Configuring VACUUM and autovacuum
Back in the early days of PostgreSQL projects, people had to run VACUUM manually. Fortunately this is long gone. Nowadays administrators can rely on a tool called autovacuum, which is part of the PostgreSQL Server infrastructure. It automatically takes care of cleanup and works in the background. It wakes up once per minute (see autovacuum_naptime = 1 in postgresql.conf) and checks if there is work to do. If there is work, autovacuum will fork up to three worker processes (see autovacuum_max_workers in postgresql.conf).
The main question is: When does autovacuum trigger the creation of a worker process?

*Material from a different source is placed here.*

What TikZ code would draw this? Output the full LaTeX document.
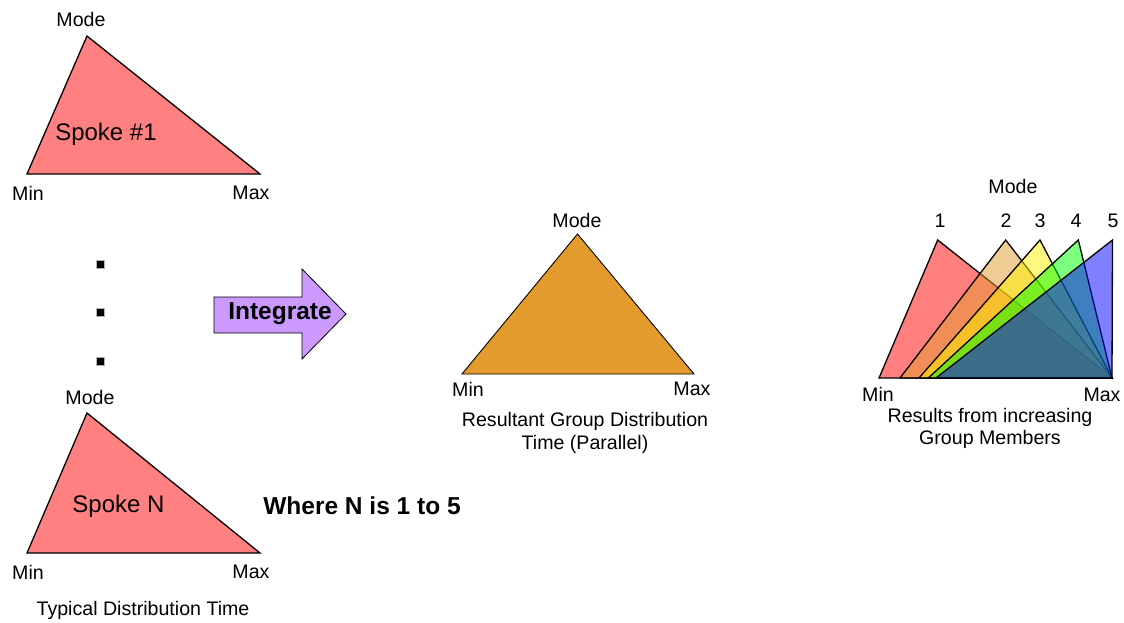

The answer to this question can again be found in postgresql.conf:
autovacuum_vacuum_threshold = 50
autovacuum_analyze_threshold = 50
autovacuum_vacuum_scale_factor = 0.2
autovacuum_analyze_scale_factor = 0.1
The autovacuum_vacuum_scale_factor tells PostgreSQL that a table is worth vacuuming if 20% of data has been changed. The trouble is that, if a table consists of one row, one change is already 100%. It makes absolutely no sense to fork a complete process to clean up just one row. Therefore autovacuum_vacuuum_threshold says that we need 20% and that 20% must be at least 50 rows. Otherwise, VACUUM won't kick in. The same mechanism is used when it comes to optimizer stats creation. 10% and at least 50 rows are needed to justify new optimizer stats. Ideally, autovacuum creates new statistics during a normal VACUUM to avoid unnecessary trips to the table.